Seeing Through The Cracks
How we can see our class more clearly in real time — Kevin Stein
In general, people are pretty miserable at seeing what is going on around them. Just check out this video of Joshua Bell, one of the best violinists in the world, playing in a DC metro stop.
If you’re interested in why this happens, I highly recommend Daniel Simons The Invisible Gorilla web site and his work on inattentional blindness. But do teachers in their classroom suffer from the same kind of blind spot? In general, I would have to say no. Part of the reason is teachers develop lesson plans. That means we are usually comparing what is happening in class to those simulated lessons in our brains, and things that don’t happen as we expect stand out rather clearly.
Ironically, this habit of focusing on what seems to be going wrong—or even what seems to be going right—can also keep us from seeing what is really happening in our classes. Just the other week, I had told students that they were not to use their electronic dictionaries in class. When I noticed a student with a dictionary on his desk, the only thing I could think to say to the student was a snappish, “Put that away.” I felt like a jerk when the student explained he was using the dictionary’s voice recorder function.
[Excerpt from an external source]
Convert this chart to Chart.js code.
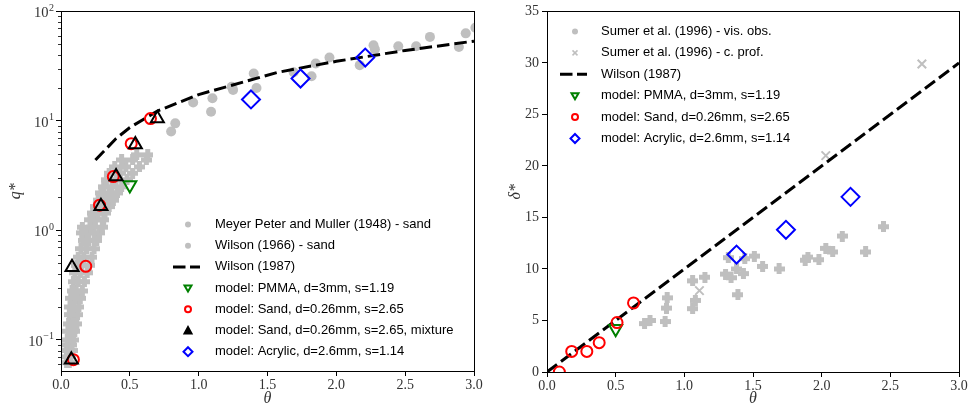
<!DOCTYPE html>
<html>
<head>
<meta charset="utf-8">
<title>Sheet flow transport and layer thickness</title>
<script src="https://cdn.jsdelivr.net/npm/chart.js"></script>
<style>
    body { margin: 0; background: #fff; }
    #wrap { position: relative; width: 970px; height: 408px; }
    canvas { position: absolute; top: 0; }
    #left { left: 0; }
    #right { left: 485px; }
</style>
</head>
<body>
<div id="wrap">
    <canvas id="left" width="485" height="408"></canvas>
    <canvas id="right" width="485" height="408"></canvas>
</div>
<script>
// ---------- left panel: q* against theta (log y) ----------
const mpmSand = [
    [0.04,0.062],[0.06,0.062],
    [0.045,0.07],[0.07,0.07],
    [0.04,0.08],[0.06,0.08],[0.08,0.08],
    [0.05,0.09],[0.075,0.09],
    [0.045,0.10],[0.07,0.10],[0.09,0.10],
    [0.05,0.12],[0.08,0.12],[0.10,0.12],
    [0.055,0.14],[0.085,0.14],[0.115,0.14],
    [0.06,0.17],[0.09,0.17],[0.12,0.17],
    [0.065,0.20],[0.095,0.20],[0.13,0.20],
    [0.07,0.24],[0.10,0.24],[0.14,0.24],
    [0.08,0.28],[0.11,0.28],[0.155,0.28],
    [0.09,0.34],[0.125,0.34],[0.17,0.34],
    [0.10,0.41],[0.14,0.41],[0.19,0.41],
    [0.115,0.48],[0.15,0.48],[0.205,0.48],
    [0.125,0.57],[0.165,0.57],[0.225,0.57],
    [0.145,0.68],[0.185,0.68],[0.24,0.68],
    [0.16,0.81],[0.20,0.81],[0.26,0.81],
    [0.15,0.95],[0.19,0.95],[0.24,0.95],[0.28,0.95],
    [0.155,1.07],[0.22,1.07],[0.30,1.07],
    [0.21,1.25],[0.25,1.25],[0.31,1.25],
    [0.23,1.44],[0.27,1.44],[0.32,1.44],
    [0.25,1.65],[0.29,1.65],[0.35,1.65],
    [0.27,1.89],[0.32,1.89],[0.38,1.89],
    [0.29,2.2],[0.35,2.2],[0.41,2.2],
    [0.31,2.5],[0.37,2.5],[0.44,2.5],
    [0.33,2.9],[0.40,2.9],[0.48,2.9],
    [0.35,3.33],[0.43,3.33],[0.52,3.33],
    [0.39,3.8],[0.47,3.8],[0.57,3.8],
    [0.44,4.4],[0.52,4.4],[0.62,4.4],
    [0.55,4.9],[0.63,4.9]
];
const wilson1966 = [
    [0.80,8.0],[0.83,9.5],[0.96,14.7],[1.10,16.1],[1.09,12.1],[1.25,19.2],[1.24,20.5],
    [1.40,27.1],[1.42,20.0],[1.69,27.8],[1.82,25.6],[1.85,33.4],[1.95,37.9],[2.17,32.3],
    [2.27,49],[2.28,45],[2.45,48],[2.58,48],[2.68,58.5],[2.89,47.4],[2.94,63],[3.01,71]
];
const wilson1987q = [
    [0.25,4.4],[0.4,6.9],[0.5,8.7],[0.7,12.3],[1.0,17.4],[1.37,23.5],[1.57,27.7],
    [2.0,35],[2.5,44],[3.0,53.5]
];
const pmmaQ = [[0.50,2.6]];
const sandQ = [[0.65,10.5],[0.51,6.2],[0.38,3.1],[0.28,1.7],[0.18,0.47],[0.09,0.066]];
const mixQ = [[0.70,10.5],[0.54,6.1],[0.40,3.1],[0.29,1.66],[0.08,0.46],[0.075,0.066]];
const acrylicQ = [[1.38,15.7],[1.74,24.4],[2.21,37.9]];

const qTicks = [0.1, 1, 10, 100];
const qTickExp = ['−1', '0', '1', '2'];
const qMinor = [0.06,0.07,0.08,0.09,0.2,0.3,0.4,0.5,0.6,0.7,0.8,0.9,2,3,4,5,6,7,8,9,20,30,40,50,60,70,80,90];

const leftLabels = [
    'Meyer Peter and Muller (1948) - sand',
    'Wilson (1966) - sand',
    'Wilson (1987)',
    'model: PMMA, d=3mm, s=1.19',
    'model: Sand, d=0.26mm, s=2.65',
    'model: Sand, d=0.26mm, s=2.65, mixture',
    'model: Acrylic, d=2.6mm, s=1.14'
];

// ---------- right panel: delta* against theta ----------
const sumerVis = [
    [0.71,4.7],[0.75,5.0],[0.86,4.9],[0.87,6.2],[0.875,7.2],[1.06,8.85],[1.06,6.15],[1.08,6.95],
    [1.15,9.2],[1.30,9.5],[1.34,9.15],[1.32,11.1],[1.38,10.0],[1.43,9.55],[1.39,7.5],[1.44,11.0],
    [1.51,11.25],[1.57,10.25],[1.69,10.0],[1.88,10.85],[1.90,11.15],[1.98,10.9],[2.03,12.0],
    [2.08,11.65],[2.15,13.2],[2.32,11.65],[2.45,14.1]
];
const sumerProf = [[1.11,7.9],[2.03,21.0],[2.73,29.9]];
const wilson1987d = [[0,0],[3,30]];
const pmmaD = [[0.50,4.2]];
const sandD = [[0.09,0],[0.18,2.0],[0.29,2.0],[0.38,2.85],[0.51,4.8],[0.63,6.7]];
const acrylicD = [[1.38,11.4],[1.74,13.8],[2.21,17.0]];

const rightLabels = [
    'Sumer et al. (1996) - vis. obs.',
    'Sumer et al. (1996) - c. prof.',
    'Wilson (1987)',
    'model: PMMA, d=3mm, s=1.19',
    'model: Sand, d=0.26mm, s=2.65',
    'model: Acrylic, d=2.6mm, s=1.14'
];

const GREY = '#bfbfbf';
const SERIF = '"Liberation Serif", "Times New Roman", serif';
const pts = arr => arr.map(p => ({x: p[0], y: p[1]}));

function plusMarker(size, arm, color) {
    const c = document.createElement('canvas');
    c.width = size; c.height = size;
    const g = c.getContext('2d');
    g.fillStyle = color;
    const o = (size - arm) / 2;
    g.fillRect(o, 0, arm, size);
    g.fillRect(0, o, size, arm);
    return c;
}
const plusImg = plusMarker(11, 5, GREY);

function marks(label, data, style, color, extra) {
    return Object.assign({
        label: label, data: pts(data), showLine: false,
        pointStyle: style, pointRadius: 6, pointBorderWidth: 2,
        pointBorderColor: color, pointBackgroundColor: 'rgba(0,0,0,0)'
    }, extra || {});
}
function dashed(label, data) {
    return {
        label: label, data: pts(data), showLine: true, pointRadius: 0,
        borderColor: '#000', borderWidth: 3, borderDash: [12.5, 5], fill: false
    };
}

function drawMark(ctx, kind, x, y) {
    ctx.save();
    ctx.setLineDash([]);
    ctx.lineWidth = 2;
    ctx.beginPath();
    if (kind === 'dot') {
        ctx.fillStyle = GREY;
        ctx.arc(x, y, 3, 0, 2 * Math.PI); ctx.fill();
    } else if (kind === 'x') {
        ctx.strokeStyle = GREY; ctx.lineWidth = 1.5;
        ctx.moveTo(x - 2.5, y - 2.5); ctx.lineTo(x + 2.5, y + 2.5);
        ctx.moveTo(x + 2.5, y - 2.5); ctx.lineTo(x - 2.5, y + 2.5); ctx.stroke();
    } else if (kind === 'dash') {
        ctx.strokeStyle = '#000'; ctx.lineWidth = 3; ctx.setLineDash([12.5, 4.5]);
        ctx.moveTo(x - 15, y); ctx.lineTo(x + 12, y); ctx.stroke();
    } else if (kind === 'pmma') {
        ctx.strokeStyle = '#008000';
        ctx.moveTo(x - 3.5, y - 2.5); ctx.lineTo(x + 3.5, y - 2.5); ctx.lineTo(x, y + 3.5); ctx.closePath(); ctx.stroke();
    } else if (kind === 'sand') {
        ctx.strokeStyle = '#ff0000';
        ctx.arc(x, y, 3, 0, 2 * Math.PI); ctx.stroke();
    } else if (kind === 'mix') {
        ctx.strokeStyle = '#000'; ctx.fillStyle = '#000';
        ctx.moveTo(x - 3.5, y + 3); ctx.lineTo(x + 3.5, y + 3); ctx.lineTo(x, y - 3.5); ctx.closePath(); ctx.fill(); ctx.stroke();
    } else if (kind === 'acrylic') {
        ctx.strokeStyle = '#0000ff';
        ctx.moveTo(x, y - 4.5); ctx.lineTo(x + 4.5, y); ctx.lineTo(x, y + 4.5); ctx.lineTo(x - 4.5, y); ctx.closePath(); ctx.stroke();
    }
    ctx.restore();
}

const framePlugin = {
    id: 'frameLegend',
    afterDraw(chart, args, opts) {
        const ctx = chart.ctx, a = chart.chartArea;
        ctx.save();
        if (opts.minor) {
            const sc = chart.scales.y;
            ctx.strokeStyle = '#000'; ctx.lineWidth = 0.8;
            opts.minor.forEach(v => {
                const py = Math.round(sc.getPixelForValue(v)) + 0.5;
                if (py < a.top || py > a.bottom) return;
                ctx.beginPath(); ctx.moveTo(a.left, py); ctx.lineTo(a.left - 3, py); ctx.stroke();
            });
            // power-of-ten labels: base "10" with a raised exponent
            ctx.fillStyle = '#333';
            ctx.textAlign = 'right';
            ctx.textBaseline = 'middle';
            qTicks.forEach((v, i) => {
                const py = sc.getPixelForValue(v);
                const right = a.left - 7;
                ctx.font = '10px ' + SERIF;
                const ew = ctx.measureText(qTickExp[i]).width;
                ctx.fillText(qTickExp[i], right, py - 3.5);
                ctx.font = '14.5px ' + SERIF;
                ctx.fillText('10', right - ew - 0.5, py + 2);
            });
        }
        ctx.strokeStyle = '#000'; ctx.lineWidth = 1;
        ctx.strokeRect(Math.round(a.left) + 0.5, Math.round(a.top) + 0.5,
                       Math.round(a.right - a.left), Math.round(a.bottom - a.top));
        const lg = opts.legend;
        ctx.font = '13px "Liberation Sans", Arial, sans-serif';
        ctx.fillStyle = '#000';
        ctx.textBaseline = 'middle';
        ctx.textAlign = 'left';
        lg.kinds.forEach((k, i) => {
            const y = lg.y + i * lg.dy;
            drawMark(ctx, k, lg.x, y);
            ctx.fillText(chart.data.datasets[lg.order[i]].label, lg.textX, y);
        });
        ctx.restore();
    }
};

const tickFont = {family: SERIF, size: 14};
const titleFont = {family: SERIF, size: 16, style: 'italic'};
const tickGrid = {drawOnChartArea: false, drawTicks: true, tickLength: 5, color: '#000', lineWidth: 1};

const xAxis = (h) => ({
    type: 'linear', min: 0, max: 3,
    ticks: {stepSize: 0.5, callback: v => v.toFixed(1), font: tickFont, color: '#333', padding: 1, maxRotation: 0, autoSkip: false},
    grid: tickGrid,
    border: {display: false},
    title: {display: true, text: 'θ', font: titleFont, color: '#333', padding: {top: 0, bottom: 0}},
    afterFit: s => { s.height = h; }
});

new Chart(document.getElementById('left'), {
    type: 'scatter',
    data: {
        datasets: [
            marks(leftLabels[0], mpmSand, plusImg, GREY, {order: 7, pointBorderWidth: 0}),
            marks(leftLabels[1], wilson1966, 'circle', GREY, {order: 6, pointRadius: 5, pointBorderWidth: 0, pointBackgroundColor: GREY}),
            Object.assign(dashed(leftLabels[2], wilson1987q), {order: 5}),
            marks(leftLabels[3], pmmaQ, 'triangle', '#008000', {order: 4, pointRadius: 7.5, pointRotation: 180}),
            marks(leftLabels[4], sandQ, 'circle', '#ff0000', {order: 3, pointRadius: 5.5}),
            marks(leftLabels[5], mixQ, 'triangle', '#000', {order: 2, pointRadius: 7.5}),
            marks(leftLabels[6], acrylicQ, 'rectRot', '#0000ff', {order: 1, pointRadius: 9})
        ]
    },
    options: {
        responsive: false, animation: false, devicePixelRatio: 1,
        layout: {padding: {top: 11, right: 11, left: 0, bottom: 0}},
        scales: {
            x: xAxis(37),
            y: {
                type: 'logarithmic', min: 0.052, max: 100,
                afterBuildTicks: s => { s.ticks = qTicks.map(v => ({value: v})); },
                ticks: {callback: () => '', font: tickFont, padding: 3, autoSkip: false},
                grid: tickGrid,
                border: {display: false},
                title: {display: true, text: 'q*', font: titleFont, color: '#333', padding: {top: 6, bottom: 0}},
                afterFit: s => { s.width = 61; }
            }
        },
        plugins: {
            legend: {display: false}, tooltip: {enabled: false},
            frameLegend: {
                minor: qMinor,
                legend: {x: 188, textX: 215, y: 224.5, dy: 21.2,
                         kinds: ['dot', 'dot', 'dash', 'pmma', 'sand', 'mix', 'acrylic'],
                         order: [0, 1, 2, 3, 4, 5, 6]}
            }
        }
    },
    plugins: [framePlugin]
});

new Chart(document.getElementById('right'), {
    type: 'scatter',
    data: {
        datasets: [
            marks(rightLabels[0], sumerVis, plusImg, GREY, {order: 6, pointBorderWidth: 0}),
            marks(rightLabels[1], sumerProf, 'crossRot', GREY, {order: 5, pointRadius: 6, pointBorderWidth: 2}),
            Object.assign(dashed(rightLabels[2], wilson1987d), {order: 4}),
            marks(rightLabels[3], pmmaD, 'triangle', '#008000', {order: 3, pointRadius: 7.5, pointRotation: 180}),
            marks(rightLabels[4], sandD, 'circle', '#ff0000', {order: 2, pointRadius: 5.5}),
            marks(rightLabels[5], acrylicD, 'rectRot', '#0000ff', {order: 1, pointRadius: 9})
        ]
    },
    options: {
        responsive: false, animation: false, devicePixelRatio: 1,
        layout: {padding: {top: 11, right: 10, left: 0, bottom: 0}},
        scales: {
            x: xAxis(36),
            y: {
                type: 'linear', min: 0, max: 35,
                ticks: {stepSize: 5, font: tickFont, color: '#333', padding: 3, autoSkip: false},
                grid: tickGrid,
                border: {display: false},
                title: {display: true, text: 'δ*', font: titleFont, color: '#333', padding: {top: 21, bottom: 0}},
                afterFit: s => { s.width = 62; }
            }
        },
        plugins: {
            legend: {display: false}, tooltip: {enabled: false},
            frameLegend: {
                legend: {x: 90, textX: 116, y: 31.5, dy: 21.4,
                         kinds: ['dot', 'x', 'dash', 'pmma', 'sand', 'acrylic'],
                         order: [0, 1, 2, 3, 4, 5]}
            }
        }
    },
    plugins: [framePlugin]
});
</script>
</body>
</html>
Aside from my assumption that a physical dictionary on a table equals looking up words, I was also running up against the constraining effects of the activity’s original conceptualization. The dictionary on the table becomes a problem because it does not fit in with the original idea of how the activity should work. In this situation we miss what might be creative solutions (students can record a class to look up words later) or opportunities to further expand and enrich the classroom experience for our students.
Fortunately, there are some simple things we can do to allow us to get a fuller picture of what is happening in our classes.
Change perspective: If you are standing next to a group of students who are working and something seems off, walk across the room and view what is going on within the larger context of the class. What seems strange or off-task from close up might suddenly feel a little more acceptable within a bigger picture.
Take a personal time out: as teachers, we want to fix perceived problems as soon as possible. But perceived problems might not be actual problems. People in stressful situations—such as an activity, which seems to be falling apart—tend to make decisions with only partial information and rarely think about alternatives in systematic ways. Giving yourself an extra minute or two to just watch what is happening can lead to better outcomes if you do decide to intervene.
Keep a real-time journal detailing what you see, not how you feel: by focusing on what your students are actually doing, you increase the chances of noticing potentially useful tweaks to an activity you would have never come up with on your own.
Ask non-confrontational questions: If you want to know what students are doing, just ask. Students, who seem to chatting in L1 when they should be practicing a dialogue, might actually be divvying up roles.
Use dictation as a class observation tool: just because students start an activity by doing what you expect, does not mean they understood what you said. Take a moment to have students put down on paper what they think you said or what they think they should do. While it is disheartening to find out students hear “Choose a book,” as “Juice a book,” it also gives you an opportunity to get things back on track before they completely fall apart.
While there are things we can do to be better observers of what’s happening in our classrooms, we can’t completely overcome our limitations as humans. This is why inviting a co-worker in for supportive peer observations and video or audio taping and transcribing your classes can also be very useful. We have to try various ways to see what is happening in a lesson in real time because it is in the often hectic and bumpy minute-to-minute of classroom life that our students are waiting, right there in front of us, hoping to be seen.